The eight key concepts analysis is applied to identify the key issues with regard to both Coca-Cola and Pepsi. The outcome of the analysis is utilized to establish the new strategy for both companies. The key issues for each concept are described in this paragraph.
The mission and vision of the two companies, described in the case, differ on one major issue. The Coca-Cola Company direction limits its market to a product portfolio of beverage brands, whereas PepsiCo does not only focus on beverages, but includes convenient food as well.
The scope of the two companies, described in the case, is rather similar. This is due to the fact that they are in the same industry, the only difference occurs in the business definition of PepsiCo, which has incorporated convenient foods in its product portfolio. The scope of Coca-cola Company and PepsiCo can be found in appendix 1.
The environment will be analyzed in two steps. First we will assess the macro environment, using the PEST model, after which we will zoom in on the CSD industry using Porter’s five forcer’s model. A full description of the PEST analysis can be found in appendix 2.
•The anti-trust legislation, due to the combined market share. •Health issues, both caffeine and sugar (obesity) related. •Globalization of the markets.
•The American identity.
•The plateauing of the CSD market in the US.
•Strong fluctuation in the dollar value.
•The Western customer tends to uphold a healthier and more social responsible lifestyle. •Growing number of potential consumers in Asian countries. •Decreasing consumption because of aging in Western European countries.
•Computerized technology will improve the efficiency of the bottling process. •IT enables the industry to easily expand and control their operations globally.
Porter’s five forcers model for the CSD industry.
Potential entrants – low
•The only potential entrants are companies with a vast distribution system, so they can compete with the same economies of scale as the current market players do. •Switching costs of customer is low, because the customer carries little risk by trying a new brand. •Barriers of entry are high, because consumers are brand loyal.

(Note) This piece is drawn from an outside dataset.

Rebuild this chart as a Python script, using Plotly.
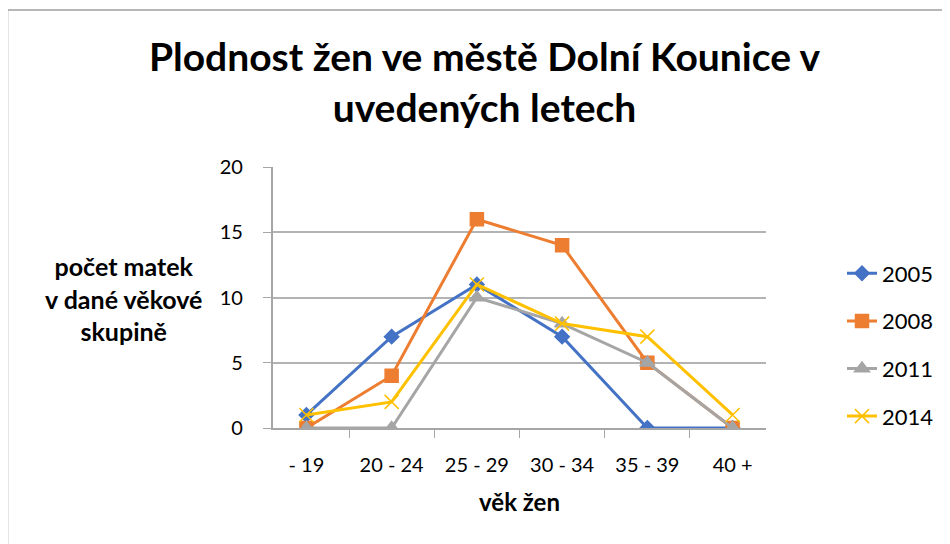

The bargaining power of the suppliers - medium
•Although the industry only needs few commodities for the production of its product, the commodities can be attracted from various suppliers. •Both Coca-Cola and Pepsi handle the supply contracts for the concentrate factories as well as the bottlers. •Both companies have negotiates with multiple suppliers, which results in less power for the suppliers.
The bargaining power of the buyers - low
•Due to customer loyalty the power of the buyers is relatively low. Both the retail channel as the restaurant channel are bonded by both contracts and customer demand.